In chapter seven of Hebrews, Jesus is compared to him, saying He was “greater even than Melchizedek.” The author believes the priesthood of Melchizedek surpassed the Levitical priests’.

First, the author believes Melchizedek’s priesthood universal and not just national. Melchizedek was a priest of the Most High God. The priests officiated over the sacrifices and the atonement of sins for the people, yet Melchizedek had authority over that nation.

El Elyon (a more universal name for God and for whom Melchizedek is a priest) represents God as possessor of heaven and earth making would make him over Jew and Gentile – or Israel and the rest of the world.

Melchizedek’s priesthood was royal; he was a king and a priest. The Levitical priests had no power and could not rule anything. A political body ran the country.
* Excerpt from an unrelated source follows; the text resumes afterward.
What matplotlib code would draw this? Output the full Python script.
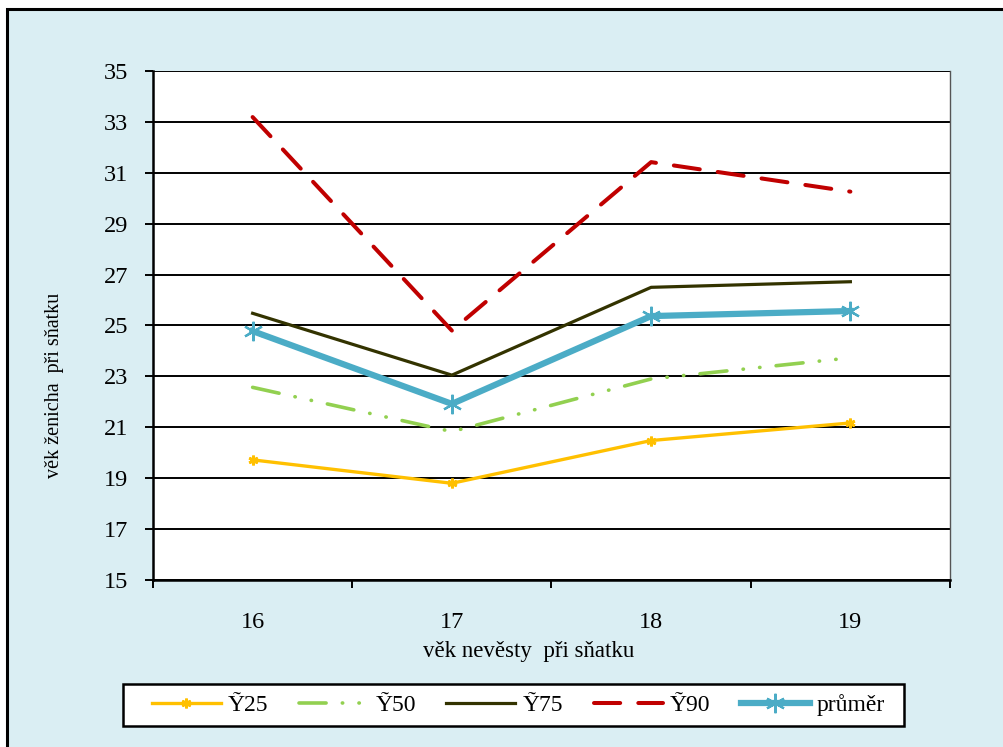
import matplotlib
matplotlib.use("Agg")
import matplotlib.pyplot as plt
from matplotlib.patches import Rectangle
from matplotlib.ticker import FixedLocator, NullFormatter, FixedFormatter

# Data: groom's age at marriage by bride's age
bride_age = ["16", "17", "18", "19"]
q25 = [19.72, 18.80, 20.48, 21.17]
q50 = [22.57, 20.83, 22.90, 23.73]
q75 = [25.48, 23.05, 26.50, 26.72]
q90 = [33.19, 24.80, 31.42, 30.26]
mean = [24.78, 21.92, 25.37, 25.57]
series_labels = ["Ỹ25", "Ỹ50", "Ỹ75", "Ỹ90", "průměr"]
y_ticks = list(range(15, 36, 2))

plt.rcParams["font.family"] = ["Liberation Serif", "DejaVu Serif"]
FS = 17.5

W, H = 1004, 747
fig = plt.figure(figsize=(W / 100, H / 100), dpi=100)
fig.patch.set_facecolor("white")

# Light-blue chart area with a black frame
fig.patches.append(Rectangle((7.5 / W, -0.05), 1.1, (H - 9) / H + 0.05,
                             transform=fig.transFigure, facecolor="#DAEEF3",
                             edgecolor="black", linewidth=2.2, zorder=0))
# Legend box
fig.patches.append(Rectangle((123 / W, 1 - 726 / H), (904 - 123) / W, 42 / H,
                             transform=fig.transFigure, facecolor="white",
                             edgecolor="black", linewidth=1.8, zorder=1))

ax = fig.add_axes([153 / W, (H - 580) / H, (950 - 153) / W, (580 - 71) / H])
ax.set_zorder(2)
ax.set_facecolor("white")

x = list(range(len(bride_age)))

ax.plot(x, q25, color="#FFC000", lw=2.4, marker=(6, 2, 0), ms=7, mew=2.0,
        label=series_labels[0], zorder=3)
ax.plot(x, q50, color="#92D050", lw=2.6, dash_capstyle="round",
        linestyle=(0, (7.5, 4.5, 0.1, 4.5, 0.1, 4.5)), label=series_labels[1], zorder=3)
ax.plot(x, q75, color="#333300", lw=2.3, label=series_labels[2], zorder=3)
ax.plot(x, q90, color="#C00000", lw=2.9, dash_capstyle="round",
        linestyle=(0, (6.5, 4.5)), label=series_labels[3], zorder=3)
ax.plot(x, mean, color="#4BACC6", lw=4.5, marker=(6, 2, 0), ms=14, mew=1.6,
        label=series_labels[4], zorder=4)

ax.set_xlim(-0.5, len(bride_age) - 0.5)
ax.set_ylim(15, 35)

ax.yaxis.set_major_locator(FixedLocator(y_ticks))
ax.set_yticklabels([str(v) for v in y_ticks])
ax.grid(axis="y", color="black", lw=1.4, zorder=1)
ax.set_axisbelow(True)

ax.xaxis.set_major_locator(FixedLocator([i - 0.5 for i in range(len(bride_age) + 1)]))
ax.xaxis.set_major_formatter(NullFormatter())
ax.xaxis.set_minor_locator(FixedLocator(x))
ax.xaxis.set_minor_formatter(FixedFormatter(bride_age))
ax.tick_params(axis="x", which="major", direction="out", length=6, width=1.4, color="black")
ax.tick_params(axis="x", which="minor", length=0, pad=23, labelsize=FS)
ax.tick_params(axis="y", direction="out", length=6, width=1.4, pad=12, labelsize=FS)

for side in ("left", "bottom"):
    ax.spines[side].set_linewidth(1.8)
    ax.spines[side].set_color("black")
ax.spines["top"].set_visible(False)
ax.spines["right"].set_color("#555555")
ax.spines["right"].set_linewidth(1.0)

fig.text(529 / W, 1 - 651 / H, "věk nevěsty  při sňatku", ha="center", va="center",
         fontsize=16.5, zorder=3)
fig.text(55 / W, 1 - 385 / H, "věk ženicha  při sňatku", ha="center", va="center",
         rotation=90, fontsize=14.5, zorder=3)

leg = ax.legend(loc="center left", bbox_to_anchor=(152 / W, 1 - 705 / H),
                bbox_transform=fig.transFigure, ncol=5, fontsize=17, frameon=False,
                handlelength=2.92, handletextpad=0.3, columnspacing=1.3,
                borderpad=0, borderaxespad=0)

fig.savefig("out.png", dpi=100)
Melchizedek’s name means “King of Righteousness” or “King of Peace,” but he could not bring a lasting peace or righteousness for his people, the Levitical priests of Israel had no permanent righteousness.

Each year they repeated the sacrifices to remove the sins from the people. It was ongoing and never ending. They could promise no peace. Only Jesus did that.
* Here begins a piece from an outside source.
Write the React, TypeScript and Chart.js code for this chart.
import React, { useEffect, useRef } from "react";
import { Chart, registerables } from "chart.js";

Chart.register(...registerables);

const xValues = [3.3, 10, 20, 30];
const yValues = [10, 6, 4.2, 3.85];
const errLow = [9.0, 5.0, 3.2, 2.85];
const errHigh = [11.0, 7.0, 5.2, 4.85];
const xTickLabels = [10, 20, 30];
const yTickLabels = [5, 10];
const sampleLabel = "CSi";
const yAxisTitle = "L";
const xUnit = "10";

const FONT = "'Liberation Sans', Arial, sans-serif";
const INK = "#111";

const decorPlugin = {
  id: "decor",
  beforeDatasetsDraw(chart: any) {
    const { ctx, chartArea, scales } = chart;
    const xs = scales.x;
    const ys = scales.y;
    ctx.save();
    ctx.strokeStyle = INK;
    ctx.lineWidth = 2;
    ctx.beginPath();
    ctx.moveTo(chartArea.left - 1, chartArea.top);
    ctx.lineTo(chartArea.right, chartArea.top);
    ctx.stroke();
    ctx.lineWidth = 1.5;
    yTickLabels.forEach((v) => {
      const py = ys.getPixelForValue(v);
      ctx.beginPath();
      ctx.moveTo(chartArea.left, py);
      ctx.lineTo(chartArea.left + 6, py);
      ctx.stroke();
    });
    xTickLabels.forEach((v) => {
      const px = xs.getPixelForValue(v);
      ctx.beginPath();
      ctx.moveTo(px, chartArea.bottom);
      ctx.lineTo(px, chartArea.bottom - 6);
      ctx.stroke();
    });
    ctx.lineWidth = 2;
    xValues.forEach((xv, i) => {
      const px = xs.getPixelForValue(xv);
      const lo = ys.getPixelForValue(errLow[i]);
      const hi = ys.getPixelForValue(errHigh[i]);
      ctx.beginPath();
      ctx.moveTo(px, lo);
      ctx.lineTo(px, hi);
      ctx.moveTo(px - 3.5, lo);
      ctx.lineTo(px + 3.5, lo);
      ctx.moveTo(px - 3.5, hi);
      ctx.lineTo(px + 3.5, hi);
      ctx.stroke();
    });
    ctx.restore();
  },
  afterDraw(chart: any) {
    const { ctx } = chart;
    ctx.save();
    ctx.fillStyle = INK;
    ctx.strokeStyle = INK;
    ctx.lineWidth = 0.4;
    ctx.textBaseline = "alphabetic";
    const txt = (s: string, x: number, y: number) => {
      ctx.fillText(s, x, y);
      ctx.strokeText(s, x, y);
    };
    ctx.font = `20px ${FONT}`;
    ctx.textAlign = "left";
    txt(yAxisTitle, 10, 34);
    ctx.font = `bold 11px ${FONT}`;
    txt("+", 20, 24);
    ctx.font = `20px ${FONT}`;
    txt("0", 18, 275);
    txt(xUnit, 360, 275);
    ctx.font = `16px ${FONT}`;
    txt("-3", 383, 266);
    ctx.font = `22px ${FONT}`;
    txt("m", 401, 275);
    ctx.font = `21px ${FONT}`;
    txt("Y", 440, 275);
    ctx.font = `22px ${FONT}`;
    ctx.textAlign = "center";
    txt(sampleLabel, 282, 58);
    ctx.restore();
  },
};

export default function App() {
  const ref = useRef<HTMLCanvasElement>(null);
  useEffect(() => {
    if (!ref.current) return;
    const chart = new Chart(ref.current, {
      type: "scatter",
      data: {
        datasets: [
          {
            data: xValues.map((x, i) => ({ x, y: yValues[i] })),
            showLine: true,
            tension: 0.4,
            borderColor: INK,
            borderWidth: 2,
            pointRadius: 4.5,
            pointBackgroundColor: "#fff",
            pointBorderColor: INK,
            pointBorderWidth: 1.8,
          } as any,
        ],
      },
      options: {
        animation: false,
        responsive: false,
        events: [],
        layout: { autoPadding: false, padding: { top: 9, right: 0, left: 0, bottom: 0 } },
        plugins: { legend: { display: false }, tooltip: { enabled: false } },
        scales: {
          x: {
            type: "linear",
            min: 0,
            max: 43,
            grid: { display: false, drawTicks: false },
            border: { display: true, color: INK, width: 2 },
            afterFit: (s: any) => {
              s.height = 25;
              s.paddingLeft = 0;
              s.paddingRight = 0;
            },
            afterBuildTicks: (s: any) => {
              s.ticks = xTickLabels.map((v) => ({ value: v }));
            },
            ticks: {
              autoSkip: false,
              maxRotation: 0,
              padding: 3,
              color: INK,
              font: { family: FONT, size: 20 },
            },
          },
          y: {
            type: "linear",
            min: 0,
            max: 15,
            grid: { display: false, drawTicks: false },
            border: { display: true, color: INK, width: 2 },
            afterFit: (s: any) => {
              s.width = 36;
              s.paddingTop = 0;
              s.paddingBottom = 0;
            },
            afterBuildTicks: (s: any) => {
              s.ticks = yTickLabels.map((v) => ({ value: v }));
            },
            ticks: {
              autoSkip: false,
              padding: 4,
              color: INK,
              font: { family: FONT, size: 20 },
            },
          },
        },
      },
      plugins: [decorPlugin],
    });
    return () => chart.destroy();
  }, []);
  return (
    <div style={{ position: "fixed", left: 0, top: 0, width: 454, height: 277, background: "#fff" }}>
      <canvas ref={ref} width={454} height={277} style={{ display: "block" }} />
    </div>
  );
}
Continuing, Melchizedek’s priesthood was personal and not hereditary. In Hebrews 7:3, this character is said to have no father or mother and is without beginning or end. This does not mean that he just appeared, but that the Old Testament does not record his origin or death.

The Greek word “Agenealogetos”, found nowhere else in the Bible or Greek literature, means “without genealogy” and is only used here in the New Testament. The author of Hebrews made up a word to solidify the concept of Melchizedek’s lasting value to the Hebrew people.

The point that can be made here is that Melchizedek’s parentage and origin are irrelevant to his priesthood. He was a Canaanite who reigned in early Jerusalem and led worship for the one and only God.

In comparison, the Aaronic priesthood depended upon its lineage. No one could lead worship for the Hebrew people if he could not trace himself back to Aaron.

Jesus, himself was not from the Levitical line yet was considered the Great High Priest. This Savior was from the line of Judah which would correlate to the non-priestly line of Melchizedek.

Finally, Melchizedek’s priesthood was eternal and not temporary. When looking at the priests from the tribe of Levi, their work in the temple only lasted 25 years. After that, they grew too old to complete the sacrifices for the people.

Jesus is a priest like Melchizedek in that his priesthood would never end.

Jesus’ priesthood was universal, righteous, royal, peaceful, personal and eternal. These same qualities were attributed to the priest-king Melchizedek by the writer of Hebrews, which makes him a paramount character in this theologically significant book in the New Testament.